Two Medicine Redux
Driver, why is this place we’re going to called Two Medicine? As a Glacier Park Lodge shuttle driver I am asked that question about once a day during the summer season, which means that over a summer I get it asked a minimum of 120 times.
It is not an unreasonable question as the name Two Medicine is all over the east side of Glacier ... lakes, river, valley, a former ranger station, etc. In all honesty I wonder if a definite answer can be given for that question.
According to “Place Names of Glacier National Park” there were two Blackfeet medicine lodges located in the area either on the bank of the river or on the shore of one of the named lakes. However, I can state that there once was a Two Medicine ranger station and I know this because I lived in it for four wonderful summers from 1966-1969.
Like my boyhood home in Oklahoma one would be hard pressed to know it was even there, but more about that later. I first saw the Two Medicine area in the early fall of 1964 when I stopped there briefly while on my way to the East Glacier train station. As can be in that valley it was windy and storming that day and my views were pretty much obstructed by the weather. Even covered with clouds and rain and embraced by a howling wind I could still see that it was beautiful beyond words. Little did I know that I would return two summers later to begin my four-year residency as a summer park ranger there.
In 1965 at the end of my first summer as a seasonal ranger I was asked what type of ranger work did I want to do the coming year and where did I want to do it? I quickly spoke up and said I wished to do something other than fee collection, but that I wished to remain working out of the St. Mary area. Over the winter the NPS reviewed my past employment and assigned me the coming year to be the fee collection supervisor at Two Medicine…so much for adhering to my wishes. However, I would work as the NPS wished and go where they sent me and Two Medicine it would be. Unlike West Glacier and Many Glacier the Two Medicine area was relatively undeveloped. There was no lodging, no restaurants and only an eight mile road in and out of the place. However, it did have a ranger station, a very old ranger station and one with no electricity, cold running water, and Coleman gas lanterns for light. It was also four miles from the lake and camp store. It was quite primitive to say the least. Fortunately I was not alone, but had the company of a couple of other rangers and a pack of rowdy trail crew members. I quickly realized that being a Boy Scout in my younger days might come in handy as this was going to be a summer of rough living.
At least the ranger station had indoor plumbing…to a point. Back in those days the NPS had very strict grooming and dressing standards…Class A uniforms with ties, shiny shoes, and no beards or any kind of facial hair. Regardless of the circumstances one had to look sharp…or else.
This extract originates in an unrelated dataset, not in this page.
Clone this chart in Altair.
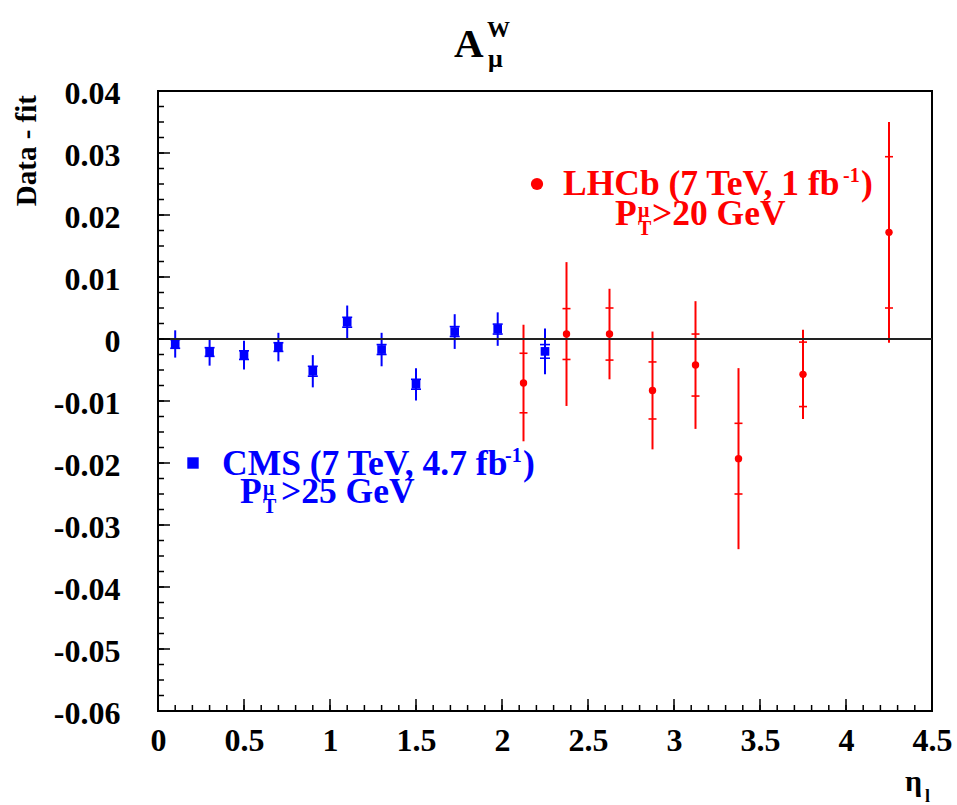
import altair as alt
import pandas as pd

# CMS 7 TeV, 4.7 fb^-1 muon charge asymmetry: data minus fit
cms_eta = [0.1, 0.3, 0.5, 0.7, 0.9, 1.1, 1.3, 1.5, 1.725, 1.975, 2.25]
cms_val = [-0.0008, -0.0021, -0.0026, -0.0013, -0.0052, 0.0027, -0.0017, -0.0073, 0.0012, 0.0016, -0.0020]
cms_err = [0.0022, 0.0022, 0.0023, 0.0023, 0.0026, 0.0027, 0.0027, 0.0026, 0.0028, 0.0027, 0.0037]
cms_stat = [0.0007, 0.0007, 0.0007, 0.0007, 0.0008, 0.0008, 0.0008, 0.0008, 0.0008, 0.0008, 0.0011]

# LHCb 7 TeV, 1 fb^-1
lhcb_eta = [2.125, 2.375, 2.625, 2.875, 3.125, 3.375, 3.75, 4.25]
lhcb_val = [-0.0071, 0.0008, 0.0008, -0.0083, -0.0042, -0.0193, -0.0057, 0.0172]
lhcb_err = [0.0094, 0.0116, 0.0073, 0.0095, 0.0103, 0.0146, 0.0072, 0.0178]
lhcb_stat = [0.0048, 0.0041, 0.0042, 0.0046, 0.0050, 0.0057, 0.0052, 0.0122]

# axis ticks
x_major = [0, 0.5, 1, 1.5, 2, 2.5, 3, 3.5, 4, 4.5]
y_major = [-0.06, -0.05, -0.04, -0.03, -0.02, -0.01, 0, 0.01, 0.02, 0.03, 0.04]
x_minor = [round(i * 0.1, 4) for i in range(46)]
y_minor = [round(-0.06 + i * 0.0025, 5) for i in range(41)]

W, H = 774, 620
FONT = "Liberation Serif"
BLUE = "#0000ff"
RED = "#ff0000"
LEG = 35.5

cms = pd.DataFrame({"eta": cms_eta, "val": cms_val, "err": cms_err, "stat": cms_stat})
lhcb = pd.DataFrame({"eta": lhcb_eta, "val": lhcb_val, "err": lhcb_err, "stat": lhcb_stat})

xs = alt.Scale(domain=[0, 4.5], nice=False, zero=False)
ys = alt.Scale(domain=[-0.06, 0.04], nice=False, zero=False)

X = alt.X("eta:Q", scale=xs, axis=alt.Axis(
    title=None, values=x_major, format="~g", ticks=False, domain=False, grid=False,
    labelFont=FONT, labelFontWeight="bold", labelFontSize=32, labelColor="black",
    labelPadding=14, labelFlush=False, labelOverlap=False))
Y_axis = alt.Axis(
    title=None, values=y_major, format="~g", ticks=False, domain=False, grid=False,
    labelFont=FONT, labelFontWeight="bold", labelFontSize=32, labelColor="black",
    labelPadding=38, labelFlush=False, labelOverlap=False, labelOffset=2,
    labelExpr="replace(datum.label, '\u2212', '-')")


def series(df, color, shape, size, half):
    base = alt.Chart(df).transform_calculate(
        lo="datum.val - datum.err", hi="datum.val + datum.err",
        slo="datum.val - datum.stat", shi="datum.val + datum.stat")
    bars = base.mark_rule(color=color, strokeWidth=2).encode(
        x=X, y=alt.Y("lo:Q", scale=ys, axis=Y_axis), y2="hi:Q")
    t_lo = base.mark_rule(color=color, strokeWidth=1.6, xOffset=-half, x2Offset=half).encode(
        x=alt.X("eta:Q", scale=xs), x2="eta:Q", y=alt.Y("slo:Q", scale=ys))
    t_hi = base.mark_rule(color=color, strokeWidth=1.6, xOffset=-half, x2Offset=half).encode(
        x=alt.X("eta:Q", scale=xs), x2="eta:Q", y=alt.Y("shi:Q", scale=ys))
    pts = base.mark_point(shape=shape, filled=True, opacity=1, color=color, size=size).encode(
        x=alt.X("eta:Q", scale=xs), y=alt.Y("val:Q", scale=ys))
    return [bars, t_lo, t_hi, pts]


one = pd.DataFrame({"k": [0]})


def text(s, x, y, size, color="black", align="left", angle=0, baseline="alphabetic"):
    return alt.Chart(one).mark_text(
        text=s, font=FONT, fontWeight="bold", fontSize=size, color=color,
        align=align, baseline=baseline, angle=angle).encode(
        x=alt.value(x), y=alt.value(y))


def marker(shape, x, y, size, color):
    return alt.Chart(one).mark_point(
        shape=shape, filled=True, opacity=1, color=color, size=size).encode(
        x=alt.value(x), y=alt.value(y))


# inward axis ticks
ytick_major = alt.Chart(pd.DataFrame({"v": y_major})).mark_rule(color="black", strokeWidth=1.5).encode(
    y=alt.Y("v:Q", scale=ys), x=alt.value(0), x2=alt.value(12))
ytick_minor = alt.Chart(pd.DataFrame({"v": y_minor})).mark_rule(color="black", strokeWidth=1.5).encode(
    y=alt.Y("v:Q", scale=ys), x=alt.value(0), x2=alt.value(6))
xtick_major = alt.Chart(pd.DataFrame({"v": x_major})).mark_rule(color="black", strokeWidth=1.5).encode(
    x=alt.X("v:Q", scale=xs), y=alt.value(H), y2=alt.value(H - 12))
xtick_minor = alt.Chart(pd.DataFrame({"v": x_minor})).mark_rule(color="black", strokeWidth=1.5).encode(
    x=alt.X("v:Q", scale=xs), y=alt.value(H), y2=alt.value(H - 6))

zero = alt.Chart(pd.DataFrame({"v": [0]})).mark_rule(color="#222222", strokeWidth=2).encode(
    y=alt.Y("v:Q", scale=ys))

annotations = [
    # title A^W_mu
    text("A", 296, -34, 41),
    text("W", 329, -54, 23),
    text("\u03bc", 330, -24, 26),
    # axis titles
    text("Data - fit", -122, 4, 29, align="right", angle=270),
    text("\u03b7", 747, 700, 30),
    text("l", 767, 711, 18),
    # LHCb legend
    marker("circle", 379, 93, 150, RED),
    text("LHCb (7 TeV, 1 fb", 405, 104, LEG, RED),
    text("-1", 685, 91, 20, RED),
    text(")", 703, 104, LEG, RED),
    text("P", 457, 134, LEG, RED),
    text("\u03bc", 480, 126, 20, RED),
    text("T", 480, 144, 20, RED),
    text(">20 GeV", 494, 134, LEG, RED),
    # CMS legend
    marker("square", 35, 372, 130, BLUE),
    text("CMS (7 TeV, 4.7 fb", 64, 384, LEG, BLUE),
    text("-1", 347, 371, 20, BLUE),
    text(")", 365, 384, LEG, BLUE),
    text("P", 82, 412, LEG, BLUE),
    text("\u03bc", 105, 404, 20, BLUE),
    text("T", 105, 422, 20, BLUE),
    text(">25 GeV", 123, 412, LEG, BLUE),
]

chart = alt.layer(
    *series(cms, BLUE, "square", 75, 5),
    *series(lhcb, RED, "circle", 55, 4),
    zero, ytick_major, ytick_minor, xtick_major, xtick_minor,
    *annotations,
).properties(
    width=W, height=H,
    autosize=alt.AutoSizeParams(type="none"),
    padding={"left": 158, "top": 91, "right": 25, "bottom": 94},
    background="white",
).configure_view(stroke="black", strokeWidth=2)

chart.save("out.html", embed_options={"renderer": "svg", "actions": False})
At least I knew how to use an iron, assuming I could find electricity to power it. I eventually ended up ironing my clothes using the generator power for the entrance station. Where there is a will there is a way. So for the next four summers I toiled away as a seasonal ranger in the Two Medicine valley and grew to love just about every minute of it. Back in the 1960s Two Medicine was a hidden gem in the Park and not nearly as busy as the more developed Park areas, and certainly not as busy as it is now.
It was fun to be a ranger in an area with not too many visitors and virtually no crime to speak of. One could freely mingle with the visitors and only mildly correct their errant behaviors if they picked the flowers and left food containers out. In four seasons I can only remember issuing a handful of citations. This was a time before bear fatalities and real crime came to the Park. Two Medicine was truly a hidden gem of the Park. In 1966 and 1967 I was a single male having the time of my life, at least in the summer, and getting paid to do it.
The last two summers 1968-1969 I came back to work with a newly acquired bride and had to mellow out a bit…not totally, mind you, but a little bit. My bride and I had two wonderful summers living quite rustically and cooking on a six burner cast iron cook stove. Well, nothing lasts forever and the Two Medicine ranger station was no exception. It seems the NPS had decided to do away with the old place and relocate me and the trail crew to more “modern” living quarters in East Glacier. My primitive living days were over…with one exception. My wife and I ended up joining the Peace Corps in Ecuador and once again got to live a little primitively. The four summers at Two Medicine helped prepare us for that. The Two Medicine ranger station was eventually torn down in the summer of 1970, as were all the structures around it. I managed to go through the rubble and pick out a few mementoes: namely some spikes used to hold the logs together and an old entrance pass dated 1926. Strangely enough the NPS built a replica of a similar ranger station at St. Mary around the time of the 1976 bicentennial. I felt that they should have used the one that they had. Well, 50-plus years later it is virtually impossible to even know there was even a ranger station in the area as the site has pretty much returned to nature. I have a few faded pictures of the site and of course my memories. For the curious one might be able to find more information about the old ranger station in the Park archives at West Glacier… and in the Glacier-themed movie, Dangerous Assignment, one can catch a glimpse of the old ranger station where it makes a brief appearance as a schoolhouse.